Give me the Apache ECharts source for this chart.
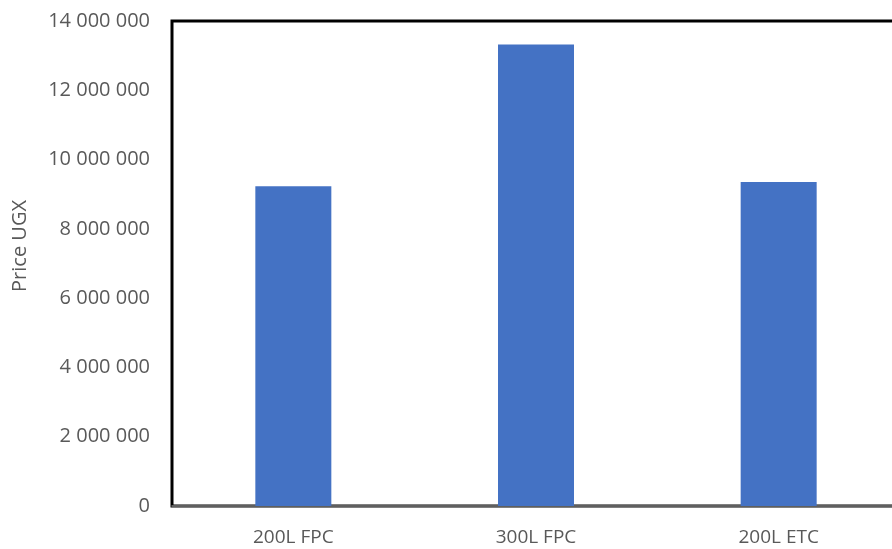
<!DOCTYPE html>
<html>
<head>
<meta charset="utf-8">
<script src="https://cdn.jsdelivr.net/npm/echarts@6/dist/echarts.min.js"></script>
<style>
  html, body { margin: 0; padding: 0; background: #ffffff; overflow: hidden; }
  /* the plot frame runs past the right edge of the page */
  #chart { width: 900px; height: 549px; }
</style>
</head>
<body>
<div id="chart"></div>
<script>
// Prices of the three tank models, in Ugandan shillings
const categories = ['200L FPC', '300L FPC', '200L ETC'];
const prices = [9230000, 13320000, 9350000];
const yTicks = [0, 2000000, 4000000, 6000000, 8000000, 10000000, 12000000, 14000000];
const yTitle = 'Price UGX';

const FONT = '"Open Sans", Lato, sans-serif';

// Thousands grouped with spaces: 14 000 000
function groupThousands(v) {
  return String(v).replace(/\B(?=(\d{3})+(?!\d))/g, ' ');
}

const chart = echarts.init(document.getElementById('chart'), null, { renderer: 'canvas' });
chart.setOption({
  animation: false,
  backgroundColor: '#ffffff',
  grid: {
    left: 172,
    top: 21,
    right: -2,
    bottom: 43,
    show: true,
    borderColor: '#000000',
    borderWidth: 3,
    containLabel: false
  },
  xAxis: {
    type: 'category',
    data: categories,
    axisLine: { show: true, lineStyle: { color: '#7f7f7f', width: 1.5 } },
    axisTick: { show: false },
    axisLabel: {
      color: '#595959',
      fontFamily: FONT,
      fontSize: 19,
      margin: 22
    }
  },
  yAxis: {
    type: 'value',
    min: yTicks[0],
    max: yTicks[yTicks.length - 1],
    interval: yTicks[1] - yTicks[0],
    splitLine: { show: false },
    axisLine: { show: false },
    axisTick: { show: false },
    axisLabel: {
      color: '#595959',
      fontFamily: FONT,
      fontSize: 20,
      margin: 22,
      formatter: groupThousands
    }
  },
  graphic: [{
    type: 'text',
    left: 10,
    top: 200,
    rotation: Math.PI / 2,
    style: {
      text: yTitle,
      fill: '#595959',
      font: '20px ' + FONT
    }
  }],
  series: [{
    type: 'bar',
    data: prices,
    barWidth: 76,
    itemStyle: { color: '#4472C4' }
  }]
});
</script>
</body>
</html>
════
Your instructions
Leave out the pictures and give the listing above again exactly.

Problem solution
Give me the Apache ECharts source for this chart.
<!DOCTYPE html>
<html>
<head>
<meta charset="utf-8">
<script src="https://cdn.jsdelivr.net/npm/echarts@6/dist/echarts.min.js"></script>
<style>
  html, body { margin: 0; padding: 0; background: #ffffff; overflow: hidden; }
  /* the plot frame runs past the right edge of the page */
  #chart { width: 900px; height: 549px; }
</style>
</head>
<body>
<div id="chart"></div>
<script>
// Prices of the three tank models, in Ugandan shillings
const categories = ['200L FPC', '300L FPC', '200L ETC'];
const prices = [9230000, 13320000, 9350000];
const yTicks = [0, 2000000, 4000000, 6000000, 8000000, 10000000, 12000000, 14000000];
const yTitle = 'Price UGX';

const FONT = '"Open Sans", Lato, sans-serif';

// Thousands grouped with spaces: 14 000 000
function groupThousands(v) {
  return String(v).replace(/\B(?=(\d{3})+(?!\d))/g, ' ');
}

const chart = echarts.init(document.getElementById('chart'), null, { renderer: 'canvas' });
chart.setOption({
  animation: false,
  backgroundColor: '#ffffff',
  grid: {
    left: 172,
    top: 21,
    right: -2,
    bottom: 43,
    show: true,
    borderColor: '#000000',
    borderWidth: 3,
    containLabel: false
  },
  xAxis: {
    type: 'category',
    data: categories,
    axisLine: { show: true, lineStyle: { color: '#7f7f7f', width: 1.5 } },
    axisTick: { show: false },
    axisLabel: {
      color: '#595959',
      fontFamily: FONT,
      fontSize: 19,
      margin: 22
    }
  },
  yAxis: {
    type: 'value',
    min: yTicks[0],
    max: yTicks[yTicks.length - 1],
    interval: yTicks[1] - yTicks[0],
    splitLine: { show: false },
    axisLine: { show: false },
    axisTick: { show: false },
    axisLabel: {
      color: '#595959',
      fontFamily: FONT,
      fontSize: 20,
      margin: 22,
      formatter: groupThousands
    }
  },
  graphic: [{
    type: 'text',
    left: 10,
    top: 200,
    rotation: Math.PI / 2,
    style: {
      text: yTitle,
      fill: '#595959',
      font: '20px ' + FONT
    }
  }],
  series: [{
    type: 'bar',
    data: prices,
    barWidth: 76,
    itemStyle: { color: '#4472C4' }
  }]
});
</script>
</body>
</html>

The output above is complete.